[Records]

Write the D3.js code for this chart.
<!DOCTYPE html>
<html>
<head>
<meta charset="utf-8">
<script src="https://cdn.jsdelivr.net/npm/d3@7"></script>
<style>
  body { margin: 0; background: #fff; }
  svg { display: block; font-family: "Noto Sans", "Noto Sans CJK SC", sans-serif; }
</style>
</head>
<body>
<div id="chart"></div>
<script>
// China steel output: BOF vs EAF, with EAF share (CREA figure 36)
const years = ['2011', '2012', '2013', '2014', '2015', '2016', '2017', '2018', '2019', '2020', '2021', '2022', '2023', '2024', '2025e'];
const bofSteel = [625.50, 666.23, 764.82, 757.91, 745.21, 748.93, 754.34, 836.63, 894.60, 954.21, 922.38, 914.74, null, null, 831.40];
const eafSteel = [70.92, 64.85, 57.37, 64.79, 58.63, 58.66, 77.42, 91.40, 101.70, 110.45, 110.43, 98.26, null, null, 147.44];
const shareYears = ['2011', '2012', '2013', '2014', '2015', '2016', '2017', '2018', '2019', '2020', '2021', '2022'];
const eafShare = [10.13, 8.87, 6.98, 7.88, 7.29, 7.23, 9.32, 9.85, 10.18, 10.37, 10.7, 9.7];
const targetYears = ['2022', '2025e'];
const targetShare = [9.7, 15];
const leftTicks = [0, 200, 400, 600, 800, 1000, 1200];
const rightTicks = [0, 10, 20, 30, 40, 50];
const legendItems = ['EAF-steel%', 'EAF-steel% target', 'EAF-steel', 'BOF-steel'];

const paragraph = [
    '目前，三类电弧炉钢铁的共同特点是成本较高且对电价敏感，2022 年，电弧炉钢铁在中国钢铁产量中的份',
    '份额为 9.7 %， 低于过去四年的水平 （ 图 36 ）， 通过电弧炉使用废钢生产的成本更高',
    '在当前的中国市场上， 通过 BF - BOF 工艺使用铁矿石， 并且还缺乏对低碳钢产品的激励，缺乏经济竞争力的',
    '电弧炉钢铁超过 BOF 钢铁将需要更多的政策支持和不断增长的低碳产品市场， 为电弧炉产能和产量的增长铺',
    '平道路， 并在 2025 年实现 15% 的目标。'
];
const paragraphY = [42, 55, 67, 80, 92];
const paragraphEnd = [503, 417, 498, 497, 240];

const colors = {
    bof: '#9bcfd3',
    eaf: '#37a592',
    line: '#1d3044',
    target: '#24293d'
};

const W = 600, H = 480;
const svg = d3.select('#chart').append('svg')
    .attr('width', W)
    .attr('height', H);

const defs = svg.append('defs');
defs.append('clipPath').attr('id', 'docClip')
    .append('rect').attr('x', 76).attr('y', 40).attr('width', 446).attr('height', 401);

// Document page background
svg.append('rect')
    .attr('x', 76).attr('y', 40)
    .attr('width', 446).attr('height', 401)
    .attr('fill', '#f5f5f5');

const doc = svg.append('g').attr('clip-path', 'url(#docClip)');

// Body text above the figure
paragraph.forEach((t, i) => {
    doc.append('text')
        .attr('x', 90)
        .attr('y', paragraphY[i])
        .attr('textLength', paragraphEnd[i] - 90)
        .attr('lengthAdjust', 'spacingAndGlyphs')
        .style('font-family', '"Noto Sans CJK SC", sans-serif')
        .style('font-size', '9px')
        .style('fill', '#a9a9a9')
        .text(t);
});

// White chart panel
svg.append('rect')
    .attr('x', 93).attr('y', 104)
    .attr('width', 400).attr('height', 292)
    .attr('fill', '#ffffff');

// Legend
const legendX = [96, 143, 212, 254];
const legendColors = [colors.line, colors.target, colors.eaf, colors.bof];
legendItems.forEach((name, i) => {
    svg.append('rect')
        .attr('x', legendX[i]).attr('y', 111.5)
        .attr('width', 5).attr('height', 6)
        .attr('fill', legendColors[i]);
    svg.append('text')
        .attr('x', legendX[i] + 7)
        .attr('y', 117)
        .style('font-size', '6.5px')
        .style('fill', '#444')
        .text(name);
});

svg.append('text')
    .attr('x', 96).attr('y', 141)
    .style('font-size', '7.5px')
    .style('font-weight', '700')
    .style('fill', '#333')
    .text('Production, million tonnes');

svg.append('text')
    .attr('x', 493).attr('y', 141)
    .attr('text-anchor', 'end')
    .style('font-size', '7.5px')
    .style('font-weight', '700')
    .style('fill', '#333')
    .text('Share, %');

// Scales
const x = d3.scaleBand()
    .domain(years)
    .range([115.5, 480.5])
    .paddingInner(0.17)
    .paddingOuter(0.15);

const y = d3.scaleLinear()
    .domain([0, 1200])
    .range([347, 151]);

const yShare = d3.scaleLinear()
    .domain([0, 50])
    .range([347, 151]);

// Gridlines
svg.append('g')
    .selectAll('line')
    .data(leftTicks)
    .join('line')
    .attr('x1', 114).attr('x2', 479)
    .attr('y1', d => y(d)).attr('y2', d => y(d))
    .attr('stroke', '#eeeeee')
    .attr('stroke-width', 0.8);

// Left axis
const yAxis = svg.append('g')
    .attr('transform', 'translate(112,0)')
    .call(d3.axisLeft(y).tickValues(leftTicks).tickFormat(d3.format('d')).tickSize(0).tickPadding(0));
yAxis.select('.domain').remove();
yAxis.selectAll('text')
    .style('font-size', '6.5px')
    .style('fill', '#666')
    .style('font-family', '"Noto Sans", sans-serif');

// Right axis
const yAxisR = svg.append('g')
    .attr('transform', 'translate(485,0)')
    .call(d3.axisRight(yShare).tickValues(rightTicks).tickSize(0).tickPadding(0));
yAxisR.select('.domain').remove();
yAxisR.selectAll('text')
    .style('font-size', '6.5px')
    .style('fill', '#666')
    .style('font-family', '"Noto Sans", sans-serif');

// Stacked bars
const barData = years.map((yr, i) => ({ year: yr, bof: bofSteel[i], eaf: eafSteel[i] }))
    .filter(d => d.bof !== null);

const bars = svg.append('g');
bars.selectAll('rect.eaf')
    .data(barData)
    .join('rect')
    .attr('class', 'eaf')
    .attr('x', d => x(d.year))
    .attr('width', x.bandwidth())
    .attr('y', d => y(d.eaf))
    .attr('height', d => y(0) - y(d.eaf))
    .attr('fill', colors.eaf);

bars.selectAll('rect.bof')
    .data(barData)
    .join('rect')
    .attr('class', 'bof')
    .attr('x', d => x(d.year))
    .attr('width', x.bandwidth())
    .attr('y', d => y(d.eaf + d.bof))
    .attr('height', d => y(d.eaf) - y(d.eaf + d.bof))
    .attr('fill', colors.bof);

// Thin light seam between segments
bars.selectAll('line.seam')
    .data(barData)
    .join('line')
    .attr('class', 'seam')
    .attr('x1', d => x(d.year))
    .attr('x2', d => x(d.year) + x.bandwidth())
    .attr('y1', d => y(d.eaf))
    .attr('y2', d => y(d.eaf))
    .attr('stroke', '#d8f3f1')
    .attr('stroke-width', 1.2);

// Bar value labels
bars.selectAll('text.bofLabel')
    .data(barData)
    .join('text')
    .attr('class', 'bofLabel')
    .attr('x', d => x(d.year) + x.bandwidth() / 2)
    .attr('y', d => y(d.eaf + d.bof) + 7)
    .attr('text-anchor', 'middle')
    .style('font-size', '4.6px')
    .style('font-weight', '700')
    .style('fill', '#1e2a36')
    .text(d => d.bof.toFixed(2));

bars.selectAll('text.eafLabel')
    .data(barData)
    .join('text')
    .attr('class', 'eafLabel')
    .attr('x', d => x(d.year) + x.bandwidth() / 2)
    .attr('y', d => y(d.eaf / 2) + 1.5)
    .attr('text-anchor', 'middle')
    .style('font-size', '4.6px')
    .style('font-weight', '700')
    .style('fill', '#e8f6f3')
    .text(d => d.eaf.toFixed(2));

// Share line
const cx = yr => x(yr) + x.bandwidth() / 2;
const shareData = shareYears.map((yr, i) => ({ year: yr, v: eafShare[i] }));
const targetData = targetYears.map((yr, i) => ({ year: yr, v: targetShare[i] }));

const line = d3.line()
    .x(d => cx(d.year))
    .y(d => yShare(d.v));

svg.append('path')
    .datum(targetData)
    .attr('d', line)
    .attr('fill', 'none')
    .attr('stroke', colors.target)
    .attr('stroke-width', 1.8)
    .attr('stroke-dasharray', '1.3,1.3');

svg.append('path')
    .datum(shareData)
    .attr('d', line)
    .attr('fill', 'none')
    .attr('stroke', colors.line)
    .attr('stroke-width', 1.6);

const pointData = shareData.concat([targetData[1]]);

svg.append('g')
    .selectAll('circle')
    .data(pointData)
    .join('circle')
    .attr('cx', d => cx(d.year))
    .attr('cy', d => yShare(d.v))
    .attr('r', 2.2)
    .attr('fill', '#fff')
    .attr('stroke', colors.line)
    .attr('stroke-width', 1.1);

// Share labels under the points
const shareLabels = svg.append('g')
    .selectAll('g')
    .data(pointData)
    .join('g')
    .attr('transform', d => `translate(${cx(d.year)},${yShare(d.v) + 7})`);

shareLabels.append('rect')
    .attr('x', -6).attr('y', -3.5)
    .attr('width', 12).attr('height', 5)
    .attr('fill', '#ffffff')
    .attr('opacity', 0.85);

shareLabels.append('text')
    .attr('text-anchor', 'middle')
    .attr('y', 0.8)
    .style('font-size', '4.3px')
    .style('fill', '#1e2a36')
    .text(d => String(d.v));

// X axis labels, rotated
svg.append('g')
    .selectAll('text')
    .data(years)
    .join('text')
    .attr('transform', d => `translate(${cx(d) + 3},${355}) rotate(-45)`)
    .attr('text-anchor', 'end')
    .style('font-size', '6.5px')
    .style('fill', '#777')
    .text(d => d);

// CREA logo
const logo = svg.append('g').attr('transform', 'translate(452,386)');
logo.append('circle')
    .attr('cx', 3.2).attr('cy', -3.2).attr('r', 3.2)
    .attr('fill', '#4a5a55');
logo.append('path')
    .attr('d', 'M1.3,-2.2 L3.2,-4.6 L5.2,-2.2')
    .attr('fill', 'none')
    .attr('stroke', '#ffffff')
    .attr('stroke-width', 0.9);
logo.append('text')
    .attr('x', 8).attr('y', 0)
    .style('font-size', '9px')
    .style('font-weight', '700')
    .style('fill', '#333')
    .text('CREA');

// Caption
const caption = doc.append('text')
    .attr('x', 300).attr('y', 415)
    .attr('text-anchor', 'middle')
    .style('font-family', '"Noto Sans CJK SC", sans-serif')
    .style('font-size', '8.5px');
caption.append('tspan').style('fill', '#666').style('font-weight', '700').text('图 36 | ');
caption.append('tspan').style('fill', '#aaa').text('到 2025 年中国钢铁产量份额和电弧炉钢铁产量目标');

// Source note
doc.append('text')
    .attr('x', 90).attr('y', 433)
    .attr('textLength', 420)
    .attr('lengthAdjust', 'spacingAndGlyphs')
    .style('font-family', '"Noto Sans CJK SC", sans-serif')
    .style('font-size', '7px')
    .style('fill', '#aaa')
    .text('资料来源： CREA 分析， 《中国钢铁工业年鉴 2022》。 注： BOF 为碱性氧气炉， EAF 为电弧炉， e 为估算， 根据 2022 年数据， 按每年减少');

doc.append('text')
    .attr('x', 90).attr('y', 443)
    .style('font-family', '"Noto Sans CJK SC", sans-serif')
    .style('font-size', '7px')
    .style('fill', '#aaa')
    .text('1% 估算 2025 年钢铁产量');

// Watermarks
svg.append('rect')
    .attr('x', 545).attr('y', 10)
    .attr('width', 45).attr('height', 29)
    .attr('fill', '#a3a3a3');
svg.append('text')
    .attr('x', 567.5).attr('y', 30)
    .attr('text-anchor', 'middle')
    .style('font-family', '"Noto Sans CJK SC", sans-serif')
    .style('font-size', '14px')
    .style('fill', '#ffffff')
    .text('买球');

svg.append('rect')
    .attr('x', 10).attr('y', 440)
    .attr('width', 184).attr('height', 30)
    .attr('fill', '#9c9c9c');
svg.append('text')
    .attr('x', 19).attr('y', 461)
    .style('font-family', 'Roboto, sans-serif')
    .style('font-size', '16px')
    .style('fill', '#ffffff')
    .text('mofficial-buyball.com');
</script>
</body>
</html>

--

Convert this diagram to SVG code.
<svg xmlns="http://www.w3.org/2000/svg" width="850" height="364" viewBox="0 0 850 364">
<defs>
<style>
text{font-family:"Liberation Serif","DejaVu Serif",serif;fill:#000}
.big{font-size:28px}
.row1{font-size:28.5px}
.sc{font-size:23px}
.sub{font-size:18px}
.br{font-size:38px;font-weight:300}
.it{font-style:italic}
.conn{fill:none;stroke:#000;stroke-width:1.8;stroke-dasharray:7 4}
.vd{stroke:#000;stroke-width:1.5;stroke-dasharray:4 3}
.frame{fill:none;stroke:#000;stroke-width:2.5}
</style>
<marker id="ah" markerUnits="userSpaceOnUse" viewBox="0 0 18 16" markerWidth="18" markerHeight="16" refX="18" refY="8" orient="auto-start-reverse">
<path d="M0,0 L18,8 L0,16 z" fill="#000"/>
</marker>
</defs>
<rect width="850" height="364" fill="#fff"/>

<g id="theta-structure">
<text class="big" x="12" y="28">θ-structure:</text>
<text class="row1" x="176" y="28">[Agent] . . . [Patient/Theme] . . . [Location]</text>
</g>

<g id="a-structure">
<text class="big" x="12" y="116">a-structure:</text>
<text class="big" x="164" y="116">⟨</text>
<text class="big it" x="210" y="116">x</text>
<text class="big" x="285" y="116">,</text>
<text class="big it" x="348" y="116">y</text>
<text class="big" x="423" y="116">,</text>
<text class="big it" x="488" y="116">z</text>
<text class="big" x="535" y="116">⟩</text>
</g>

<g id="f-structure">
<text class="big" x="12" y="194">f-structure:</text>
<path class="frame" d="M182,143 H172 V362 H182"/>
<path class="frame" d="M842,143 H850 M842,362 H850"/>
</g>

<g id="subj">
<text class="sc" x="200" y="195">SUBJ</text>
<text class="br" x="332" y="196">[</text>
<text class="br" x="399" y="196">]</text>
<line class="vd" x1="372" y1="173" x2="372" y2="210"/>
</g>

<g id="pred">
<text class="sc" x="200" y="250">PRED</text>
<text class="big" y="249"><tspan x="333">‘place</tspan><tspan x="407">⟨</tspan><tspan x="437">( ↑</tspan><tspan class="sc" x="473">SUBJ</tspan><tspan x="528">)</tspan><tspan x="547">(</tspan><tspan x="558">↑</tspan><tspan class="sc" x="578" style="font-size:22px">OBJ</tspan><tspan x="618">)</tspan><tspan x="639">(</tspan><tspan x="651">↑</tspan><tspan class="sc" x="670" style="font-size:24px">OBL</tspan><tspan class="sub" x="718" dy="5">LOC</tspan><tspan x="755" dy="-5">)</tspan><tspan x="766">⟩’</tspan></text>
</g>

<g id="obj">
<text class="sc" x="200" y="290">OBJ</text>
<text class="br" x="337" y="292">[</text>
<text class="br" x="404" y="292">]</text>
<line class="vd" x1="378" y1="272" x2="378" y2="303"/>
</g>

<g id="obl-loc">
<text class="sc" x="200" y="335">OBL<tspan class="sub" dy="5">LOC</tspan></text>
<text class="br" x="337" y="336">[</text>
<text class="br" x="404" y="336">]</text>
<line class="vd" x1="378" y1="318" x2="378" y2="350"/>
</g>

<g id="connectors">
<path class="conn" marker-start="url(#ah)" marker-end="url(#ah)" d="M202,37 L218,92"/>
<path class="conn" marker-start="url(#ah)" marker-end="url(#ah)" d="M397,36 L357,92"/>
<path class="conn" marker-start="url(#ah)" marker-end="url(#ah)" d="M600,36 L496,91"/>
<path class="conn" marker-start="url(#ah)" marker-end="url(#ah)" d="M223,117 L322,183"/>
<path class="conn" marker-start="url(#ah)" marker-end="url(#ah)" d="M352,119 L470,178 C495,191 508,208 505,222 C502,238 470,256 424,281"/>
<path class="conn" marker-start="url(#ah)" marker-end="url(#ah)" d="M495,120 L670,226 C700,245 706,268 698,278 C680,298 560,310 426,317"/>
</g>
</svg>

• _Your objective_: Each line in the data that holds the string "code" should be found and copied.

• _Written solution_:
Write the D3.js code for this chart.
Convert this diagram to SVG code.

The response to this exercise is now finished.